----- The data

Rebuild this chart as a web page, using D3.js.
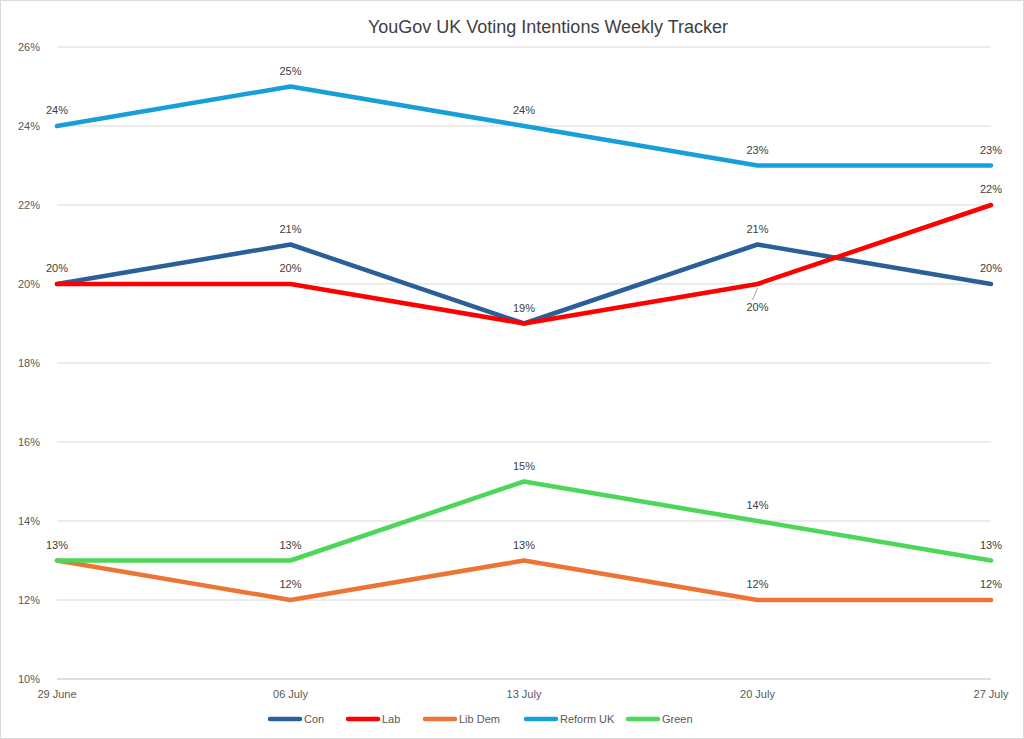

----------
----- The data

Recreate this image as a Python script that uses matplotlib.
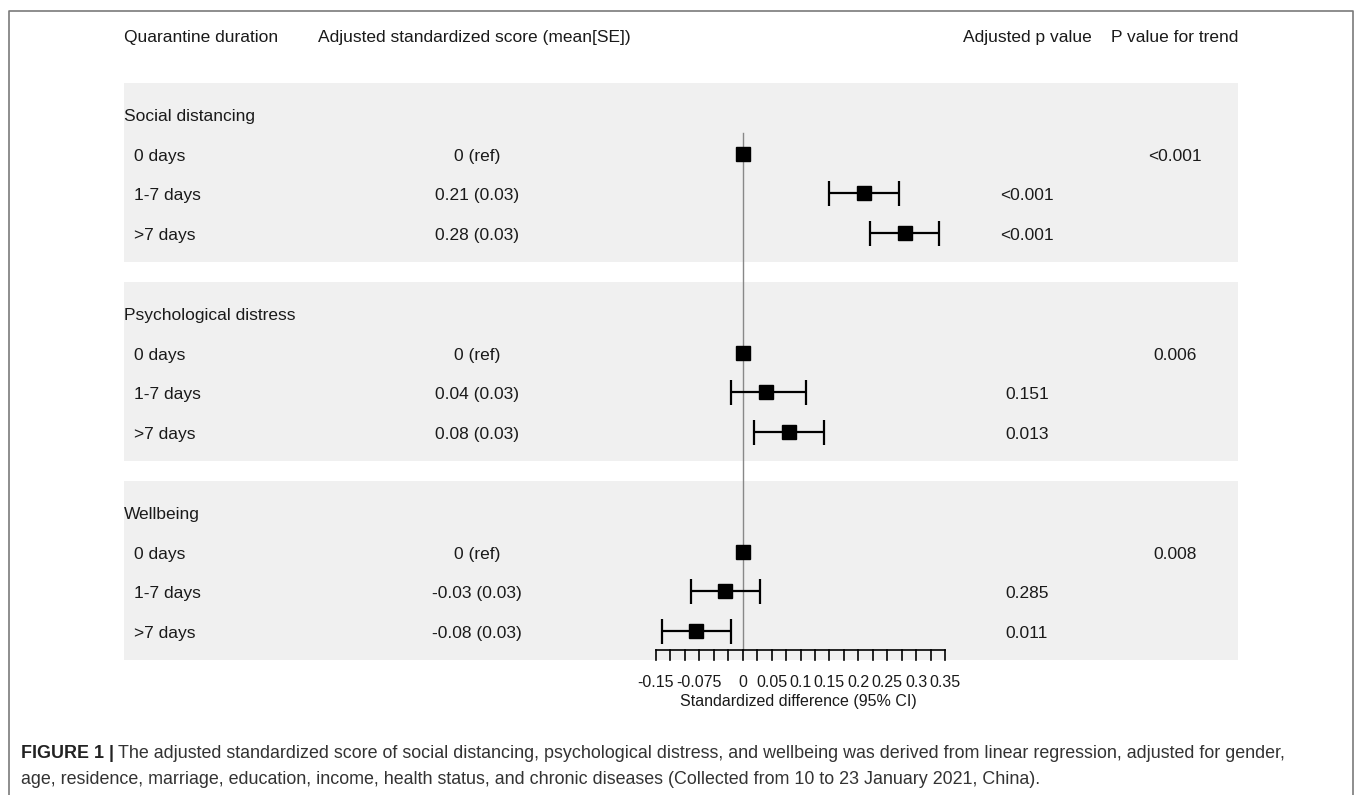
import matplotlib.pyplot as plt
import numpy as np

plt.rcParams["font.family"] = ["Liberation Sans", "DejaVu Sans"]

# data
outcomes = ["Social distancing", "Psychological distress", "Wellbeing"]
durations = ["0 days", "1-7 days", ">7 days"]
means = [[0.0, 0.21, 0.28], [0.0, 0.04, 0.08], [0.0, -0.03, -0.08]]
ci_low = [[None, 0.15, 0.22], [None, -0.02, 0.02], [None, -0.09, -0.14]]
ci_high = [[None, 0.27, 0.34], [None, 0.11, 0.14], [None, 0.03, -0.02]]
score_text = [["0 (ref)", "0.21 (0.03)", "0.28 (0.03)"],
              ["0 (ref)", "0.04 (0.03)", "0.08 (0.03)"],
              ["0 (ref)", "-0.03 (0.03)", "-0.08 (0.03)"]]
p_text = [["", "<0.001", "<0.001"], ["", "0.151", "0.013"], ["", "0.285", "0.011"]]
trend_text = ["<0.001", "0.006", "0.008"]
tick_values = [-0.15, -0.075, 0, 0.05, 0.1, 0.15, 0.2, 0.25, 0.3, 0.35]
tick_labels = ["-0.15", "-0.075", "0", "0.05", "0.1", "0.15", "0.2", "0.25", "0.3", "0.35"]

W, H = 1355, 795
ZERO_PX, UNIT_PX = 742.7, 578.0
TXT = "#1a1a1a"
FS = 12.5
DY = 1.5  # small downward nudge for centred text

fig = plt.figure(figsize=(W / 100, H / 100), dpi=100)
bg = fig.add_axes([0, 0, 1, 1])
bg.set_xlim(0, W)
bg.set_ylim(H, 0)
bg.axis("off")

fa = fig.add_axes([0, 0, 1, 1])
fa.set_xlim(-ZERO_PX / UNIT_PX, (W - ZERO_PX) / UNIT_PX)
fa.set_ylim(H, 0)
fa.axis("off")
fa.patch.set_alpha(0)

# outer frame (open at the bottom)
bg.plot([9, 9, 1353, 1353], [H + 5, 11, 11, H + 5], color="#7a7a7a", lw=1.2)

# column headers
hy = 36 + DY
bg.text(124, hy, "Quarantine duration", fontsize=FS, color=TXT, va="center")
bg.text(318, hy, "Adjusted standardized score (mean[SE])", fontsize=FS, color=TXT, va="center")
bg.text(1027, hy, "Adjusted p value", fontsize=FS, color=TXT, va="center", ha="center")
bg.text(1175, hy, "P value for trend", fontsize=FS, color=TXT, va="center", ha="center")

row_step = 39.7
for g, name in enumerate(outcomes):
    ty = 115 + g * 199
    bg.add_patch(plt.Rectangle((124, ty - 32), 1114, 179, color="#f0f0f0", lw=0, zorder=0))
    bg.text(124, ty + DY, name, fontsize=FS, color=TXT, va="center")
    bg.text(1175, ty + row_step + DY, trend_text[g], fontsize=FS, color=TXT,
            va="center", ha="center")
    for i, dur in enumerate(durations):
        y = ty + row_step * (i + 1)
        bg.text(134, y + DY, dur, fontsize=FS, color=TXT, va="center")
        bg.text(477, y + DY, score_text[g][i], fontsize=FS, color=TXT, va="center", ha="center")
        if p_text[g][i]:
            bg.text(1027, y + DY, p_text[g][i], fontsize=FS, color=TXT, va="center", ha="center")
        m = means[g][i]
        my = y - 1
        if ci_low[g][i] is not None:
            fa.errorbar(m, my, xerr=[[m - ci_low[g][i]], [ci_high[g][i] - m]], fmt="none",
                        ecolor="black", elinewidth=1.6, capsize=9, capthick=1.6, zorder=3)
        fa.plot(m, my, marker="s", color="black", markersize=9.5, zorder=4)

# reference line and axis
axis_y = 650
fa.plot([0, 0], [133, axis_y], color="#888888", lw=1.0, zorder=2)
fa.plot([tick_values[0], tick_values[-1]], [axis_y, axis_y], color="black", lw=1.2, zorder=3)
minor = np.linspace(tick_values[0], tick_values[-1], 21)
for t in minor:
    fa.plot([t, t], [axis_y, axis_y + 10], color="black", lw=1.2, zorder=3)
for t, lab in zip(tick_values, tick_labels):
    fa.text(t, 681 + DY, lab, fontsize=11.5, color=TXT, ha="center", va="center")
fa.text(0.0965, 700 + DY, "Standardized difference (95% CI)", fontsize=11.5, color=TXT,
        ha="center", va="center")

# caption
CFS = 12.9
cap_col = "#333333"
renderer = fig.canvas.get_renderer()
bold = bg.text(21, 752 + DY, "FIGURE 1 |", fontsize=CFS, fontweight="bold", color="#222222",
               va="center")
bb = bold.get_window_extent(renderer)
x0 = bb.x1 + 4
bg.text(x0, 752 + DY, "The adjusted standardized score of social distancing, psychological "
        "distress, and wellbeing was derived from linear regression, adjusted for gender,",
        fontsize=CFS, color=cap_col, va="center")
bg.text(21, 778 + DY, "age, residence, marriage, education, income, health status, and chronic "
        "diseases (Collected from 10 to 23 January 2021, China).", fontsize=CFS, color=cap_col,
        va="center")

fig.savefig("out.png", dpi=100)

----------

• _The request_: Return each full line of the entries that contains the word "matplotlib".

• _Worked answer_:
Recreate this image as a Python script that uses matplotlib.
import matplotlib.pyplot as plt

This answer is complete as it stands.